The men and women of CBS News received one of the night's biggest ovations, while Bob Newhart and Suzanne Pleshette received one of the night's biggest laughs.

CBS first took to the airwaves back in 1928 and over the course of the next 75 years became home to notables ranging from Edward R. Murrow to Carol Burnett.

Sunday, Nov. 2, the network celebrated its history in a live entertainment special, "CBS At 75," remembering the programs and people that made it memorable.

CBS Chairman and CEO Leslie Moonves tells Early Show co-anchor Harry Smith, "When you go through the history of CBS, there is one great show after another and the hardest part in putting this altogether was what not to show."

His favorite shows being, "'All In The Family,' 'Mash,' and 'Mary Tyler Moore Show.' CBS was the network we watched in my house. Walter Cronkite was god in my house."

This special event,was attended by CBS personalities representing decades of popular and beloved CBS shows. It featured salient moments from the network's archive of entertainment, news, sports and radio broadcasts.

CBS stars ranging from Alan Alda and Loni Anderson to Betty White and Tom Wopat (and even Lassie IX) convened for the live broadcast at the Hammerstein Ballroom in Manhattan.

Once known as the Tiffany network, the standard against which all others were judged, CBS has its luster back, Moonves says, "The greatest compliment we ever receive nowadays is, 'You know, what? CBS is back on top again with 'CSI," and 'Raymond' and still with '60 minutes.' We're, once again, the quality network and I think that's the best part of it."

Seventy-five years ago it was the vision of a cigar salesman who made it all happen.

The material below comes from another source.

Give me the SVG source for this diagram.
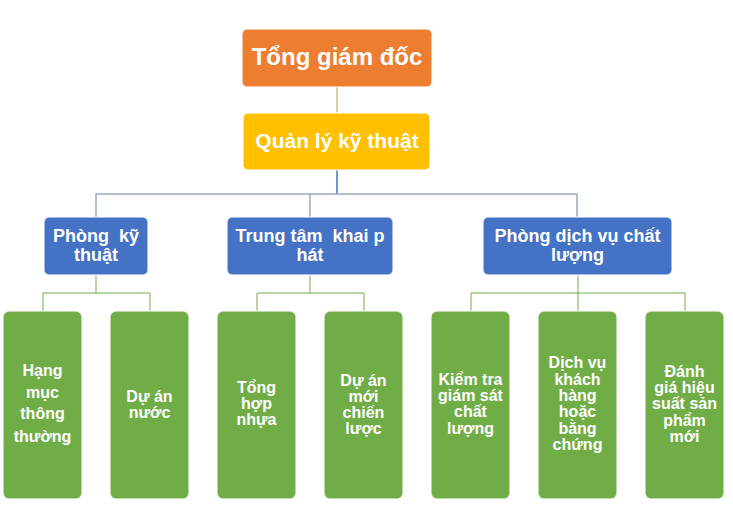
<svg xmlns="http://www.w3.org/2000/svg" width="733" height="528" viewBox="0 0 733 528">
<style>
text{font-family:"Liberation Sans",Arial,sans-serif;font-weight:bold;fill:#fff;text-anchor:middle}
.t1{font-size:24px}
.t2{font-size:21px}
.t3{font-size:18px}
.t4{font-size:16px}
.box{stroke:#fff;stroke-opacity:0.7;stroke-width:1.5}
.blue{fill:#4472C4}
.green{fill:#70AD47}
.cb{stroke:#9DAAC6;stroke-width:1.5;fill:none}
.cg{stroke:#70AD47;stroke-width:1;fill:none}
</style>
<rect width="733" height="528" fill="#fff"/>
<g id="connectors">
<line x1="337" y1="87" x2="337" y2="113" stroke="#D8B986" stroke-width="1.5"/>
<line x1="337" y1="170" x2="337" y2="194" stroke="#4472C4" stroke-width="1.5"/>
<polyline class="cb" points="96,217 96,194 577,194 577,217"/>
<line class="cb" x1="310" y1="194" x2="310" y2="217"/>
<polyline class="cg" points="43,311 43,293 150,293 150,311"/>
<line class="cg" x1="96" y1="275" x2="96" y2="293"/>
<polyline class="cg" points="257,311 257,293 364,293 364,311"/>
<line class="cg" x1="310" y1="275" x2="310" y2="293"/>
<polyline class="cg" points="471,311 471,293 685,293 685,311"/>
<line class="cg" x1="578" y1="275" x2="578" y2="311"/>
</g>
<g id="n-ceo">
<rect class="box" x="242" y="29" width="190" height="58" rx="5" fill="#ED7D31"/>
<text class="t1" x="337" y="65">Tổng giám đốc</text>
</g>
<g id="n-tech-mgr">
<rect class="box" x="243" y="113" width="187" height="57" rx="5" fill="#FFC000"/>
<text class="t2" x="337" y="148">Quản lý kỹ thuật</text>
</g>
<g id="n-dept-tech">
<rect class="box blue" x="44" y="217" width="104" height="58" rx="5"/>
<text class="t3" x="96" y="242">Phòng&#160; kỹ</text>
<text class="t3" x="96" y="261">thuật</text>
</g>
<g id="n-dev-center">
<rect class="box blue" x="227" y="217" width="166" height="58" rx="5"/>
<text class="t3" x="310" y="242">Trung tâm&#160; khai p</text>
<text class="t3" x="310" y="261">hát</text>
</g>
<g id="n-quality">
<rect class="box blue" x="483" y="217" width="189" height="58" rx="5"/>
<text class="t3" x="577.5" y="242">Phòng dịch vụ chất</text>
<text class="t3" x="577.5" y="261">lượng</text>
</g>
<g id="n-hang-muc">
<rect class="box green" x="3" y="311" width="79" height="188" rx="6"/>
<text class="t4" x="42.5" y="376">Hạng</text>
<text class="t4" x="42.5" y="398">mục</text>
<text class="t4" x="42.5" y="419">thông</text>
<text class="t4" x="42.5" y="442">thường</text>
</g>
<g id="n-du-an-nuoc">
<rect class="box green" x="110" y="311" width="79" height="188" rx="6"/>
<text class="t4" x="149.5" y="402">Dự án</text>
<text class="t4" x="149.5" y="418">nước</text>
</g>
<g id="n-tong-hop">
<rect class="box green" x="217" y="311" width="79" height="188" rx="6"/>
<text class="t4" x="256.5" y="393">Tổng</text>
<text class="t4" x="256.5" y="409">hợp</text>
<text class="t4" x="256.5" y="425">nhựa</text>
</g>
<g id="n-du-an-moi">
<rect class="box green" x="324" y="311" width="79" height="188" rx="6"/>
<text class="t4" x="363.5" y="386">Dự án</text>
<text class="t4" x="363.5" y="402">mới</text>
<text class="t4" x="363.5" y="418">chiến</text>
<text class="t4" x="363.5" y="434">lược</text>
</g>
<g id="n-kiem-tra">
<rect class="box green" x="431" y="311" width="79" height="188" rx="6"/>
<text class="t4" x="470.5" y="385">Kiểm tra</text>
<text class="t4" x="470.5" y="401">giám sát</text>
<text class="t4" x="470.5" y="417">chất</text>
<text class="t4" x="470.5" y="434">lượng</text>
</g>
<g id="n-dich-vu">
<rect class="box green" x="538" y="311" width="79" height="188" rx="6"/>
<text class="t4" x="577.5" y="368">Dịch vụ</text>
<text class="t4" x="577.5" y="385">khách</text>
<text class="t4" x="577.5" y="401">hàng</text>
<text class="t4" x="577.5" y="417">hoặc</text>
<text class="t4" x="577.5" y="434">bằng</text>
<text class="t4" x="577.5" y="450">chứng</text>
</g>
<g id="n-danh-gia">
<rect class="box green" x="645" y="311" width="79" height="188" rx="6"/>
<text class="t4" x="684.5" y="377">Đánh</text>
<text class="t4" x="684.5" y="393">giá hiệu</text>
<text class="t4" x="684.5" y="409">suất sản</text>
<text class="t4" x="684.5" y="426">phẩm</text>
<text class="t4" x="684.5" y="442">mới</text>
</g>
</svg>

His name was William Paley.

Moonves says, "He's the guy that put together a group of radio stations in 1928 and built it into CBS. The remarkable thing about him was until he died, which was in 1990, I believe, he was still very involved with programming. He still loved his network. And I think the quality that stayed on CBS was because of Bill Paley."

If we were to look back 25, 30 or even 50 years from now, Moonves says, "'Everybody Loves Raymond' will still be watched. I think it's a relatable show. Obviously, '60 Minutes' has been on for 35 years and still going strong and I think 'CSI' has a chance to live on for many years."

Asked how he moves forward, after turning the network around, Moonves says, "You got to keep finding the new shows. You got to keep replacing the ones that are getting tired and getting old and I think every year for the last five years, we've been able to put on 'Without A Trace' and 'CSI.' I think you got to keep striving for up the ante and up the bar and we've been doing that."